Each line should be copied exactly.

⟨

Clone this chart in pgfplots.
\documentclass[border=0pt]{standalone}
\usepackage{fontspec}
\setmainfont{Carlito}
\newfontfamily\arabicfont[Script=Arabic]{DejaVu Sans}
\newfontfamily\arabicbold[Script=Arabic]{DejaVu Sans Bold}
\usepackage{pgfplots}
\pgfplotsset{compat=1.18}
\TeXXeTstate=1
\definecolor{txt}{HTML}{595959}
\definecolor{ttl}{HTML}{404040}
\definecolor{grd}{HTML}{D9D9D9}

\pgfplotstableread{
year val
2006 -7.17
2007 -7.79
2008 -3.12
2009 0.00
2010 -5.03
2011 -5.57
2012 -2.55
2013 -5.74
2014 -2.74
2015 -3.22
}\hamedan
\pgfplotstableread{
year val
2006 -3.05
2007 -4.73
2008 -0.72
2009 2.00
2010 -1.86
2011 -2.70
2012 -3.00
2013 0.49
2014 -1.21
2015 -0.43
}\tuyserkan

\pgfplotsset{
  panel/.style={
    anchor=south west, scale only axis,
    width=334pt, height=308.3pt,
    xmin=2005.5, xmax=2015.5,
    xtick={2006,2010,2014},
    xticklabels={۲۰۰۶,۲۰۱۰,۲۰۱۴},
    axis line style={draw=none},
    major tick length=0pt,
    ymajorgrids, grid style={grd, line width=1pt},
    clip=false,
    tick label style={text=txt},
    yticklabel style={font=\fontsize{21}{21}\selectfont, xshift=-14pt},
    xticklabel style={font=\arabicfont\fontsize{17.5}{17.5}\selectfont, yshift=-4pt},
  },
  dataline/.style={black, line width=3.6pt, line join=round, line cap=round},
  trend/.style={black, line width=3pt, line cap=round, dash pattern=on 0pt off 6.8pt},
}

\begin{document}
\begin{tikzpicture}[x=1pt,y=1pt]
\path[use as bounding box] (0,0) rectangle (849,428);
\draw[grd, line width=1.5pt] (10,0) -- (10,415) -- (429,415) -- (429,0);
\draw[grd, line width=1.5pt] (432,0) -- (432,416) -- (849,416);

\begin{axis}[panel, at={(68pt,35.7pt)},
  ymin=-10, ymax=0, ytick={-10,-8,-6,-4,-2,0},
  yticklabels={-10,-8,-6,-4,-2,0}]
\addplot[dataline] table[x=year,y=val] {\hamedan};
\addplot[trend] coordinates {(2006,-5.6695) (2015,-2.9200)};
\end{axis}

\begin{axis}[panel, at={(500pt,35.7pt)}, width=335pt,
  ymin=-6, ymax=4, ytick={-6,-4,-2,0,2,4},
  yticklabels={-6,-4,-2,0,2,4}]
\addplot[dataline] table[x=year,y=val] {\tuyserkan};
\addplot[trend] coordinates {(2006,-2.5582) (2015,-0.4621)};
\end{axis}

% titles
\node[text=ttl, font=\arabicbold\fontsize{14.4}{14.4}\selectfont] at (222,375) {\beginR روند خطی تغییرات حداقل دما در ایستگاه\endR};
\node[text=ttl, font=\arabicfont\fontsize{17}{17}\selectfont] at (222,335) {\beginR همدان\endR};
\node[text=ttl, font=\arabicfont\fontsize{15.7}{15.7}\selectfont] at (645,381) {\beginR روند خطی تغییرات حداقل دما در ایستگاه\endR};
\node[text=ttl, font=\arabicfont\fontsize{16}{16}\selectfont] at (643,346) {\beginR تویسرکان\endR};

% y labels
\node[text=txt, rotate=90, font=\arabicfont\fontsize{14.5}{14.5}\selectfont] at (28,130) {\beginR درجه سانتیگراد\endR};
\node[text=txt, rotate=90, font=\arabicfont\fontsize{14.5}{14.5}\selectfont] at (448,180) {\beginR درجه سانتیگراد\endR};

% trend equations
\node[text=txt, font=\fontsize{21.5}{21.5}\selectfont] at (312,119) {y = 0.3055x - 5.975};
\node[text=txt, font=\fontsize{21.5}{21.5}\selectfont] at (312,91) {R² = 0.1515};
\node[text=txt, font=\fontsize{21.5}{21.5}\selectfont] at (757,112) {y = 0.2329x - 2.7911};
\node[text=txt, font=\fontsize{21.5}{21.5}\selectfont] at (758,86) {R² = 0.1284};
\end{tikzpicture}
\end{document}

⟩

The answer:
Clone this chart in pgfplots.
\documentclass[border=0pt]{standalone}
\usepackage{fontspec}
\setmainfont{Carlito}
\newfontfamily\arabicfont[Script=Arabic]{DejaVu Sans}
\newfontfamily\arabicbold[Script=Arabic]{DejaVu Sans Bold}
\usepackage{pgfplots}
\pgfplotsset{compat=1.18}
\TeXXeTstate=1
\definecolor{txt}{HTML}{595959}
\definecolor{ttl}{HTML}{404040}
\definecolor{grd}{HTML}{D9D9D9}

\pgfplotstableread{
year val
2006 -7.17
2007 -7.79
2008 -3.12
2009 0.00
2010 -5.03
2011 -5.57
2012 -2.55
2013 -5.74
2014 -2.74
2015 -3.22
}\hamedan
\pgfplotstableread{
year val
2006 -3.05
2007 -4.73
2008 -0.72
2009 2.00
2010 -1.86
2011 -2.70
2012 -3.00
2013 0.49
2014 -1.21
2015 -0.43
}\tuyserkan

\pgfplotsset{
  panel/.style={
    anchor=south west, scale only axis,
    width=334pt, height=308.3pt,
    xmin=2005.5, xmax=2015.5,
    xtick={2006,2010,2014},
    xticklabels={۲۰۰۶,۲۰۱۰,۲۰۱۴},
    axis line style={draw=none},
    major tick length=0pt,
    ymajorgrids, grid style={grd, line width=1pt},
    clip=false,
    tick label style={text=txt},
    yticklabel style={font=\fontsize{21}{21}\selectfont, xshift=-14pt},
    xticklabel style={font=\arabicfont\fontsize{17.5}{17.5}\selectfont, yshift=-4pt},
  },
  dataline/.style={black, line width=3.6pt, line join=round, line cap=round},
  trend/.style={black, line width=3pt, line cap=round, dash pattern=on 0pt off 6.8pt},
}

\begin{document}
\begin{tikzpicture}[x=1pt,y=1pt]
\path[use as bounding box] (0,0) rectangle (849,428);
\draw[grd, line width=1.5pt] (10,0) -- (10,415) -- (429,415) -- (429,0);
\draw[grd, line width=1.5pt] (432,0) -- (432,416) -- (849,416);

\begin{axis}[panel, at={(68pt,35.7pt)},
  ymin=-10, ymax=0, ytick={-10,-8,-6,-4,-2,0},
  yticklabels={-10,-8,-6,-4,-2,0}]
\addplot[dataline] table[x=year,y=val] {\hamedan};
\addplot[trend] coordinates {(2006,-5.6695) (2015,-2.9200)};
\end{axis}

\begin{axis}[panel, at={(500pt,35.7pt)}, width=335pt,
  ymin=-6, ymax=4, ytick={-6,-4,-2,0,2,4},
  yticklabels={-6,-4,-2,0,2,4}]
\addplot[dataline] table[x=year,y=val] {\tuyserkan};
\addplot[trend] coordinates {(2006,-2.5582) (2015,-0.4621)};
\end{axis}

% titles
\node[text=ttl, font=\arabicbold\fontsize{14.4}{14.4}\selectfont] at (222,375) {\beginR روند خطی تغییرات حداقل دما در ایستگاه\endR};
\node[text=ttl, font=\arabicfont\fontsize{17}{17}\selectfont] at (222,335) {\beginR همدان\endR};
\node[text=ttl, font=\arabicfont\fontsize{15.7}{15.7}\selectfont] at (645,381) {\beginR روند خطی تغییرات حداقل دما در ایستگاه\endR};
\node[text=ttl, font=\arabicfont\fontsize{16}{16}\selectfont] at (643,346) {\beginR تویسرکان\endR};

% y labels
\node[text=txt, rotate=90, font=\arabicfont\fontsize{14.5}{14.5}\selectfont] at (28,130) {\beginR درجه سانتیگراد\endR};
\node[text=txt, rotate=90, font=\arabicfont\fontsize{14.5}{14.5}\selectfont] at (448,180) {\beginR درجه سانتیگراد\endR};

% trend equations
\node[text=txt, font=\fontsize{21.5}{21.5}\selectfont] at (312,119) {y = 0.3055x - 5.975};
\node[text=txt, font=\fontsize{21.5}{21.5}\selectfont] at (312,91) {R² = 0.1515};
\node[text=txt, font=\fontsize{21.5}{21.5}\selectfont] at (757,112) {y = 0.2329x - 2.7911};
\node[text=txt, font=\fontsize{21.5}{21.5}\selectfont] at (758,86) {R² = 0.1284};
\end{tikzpicture}
\end{document}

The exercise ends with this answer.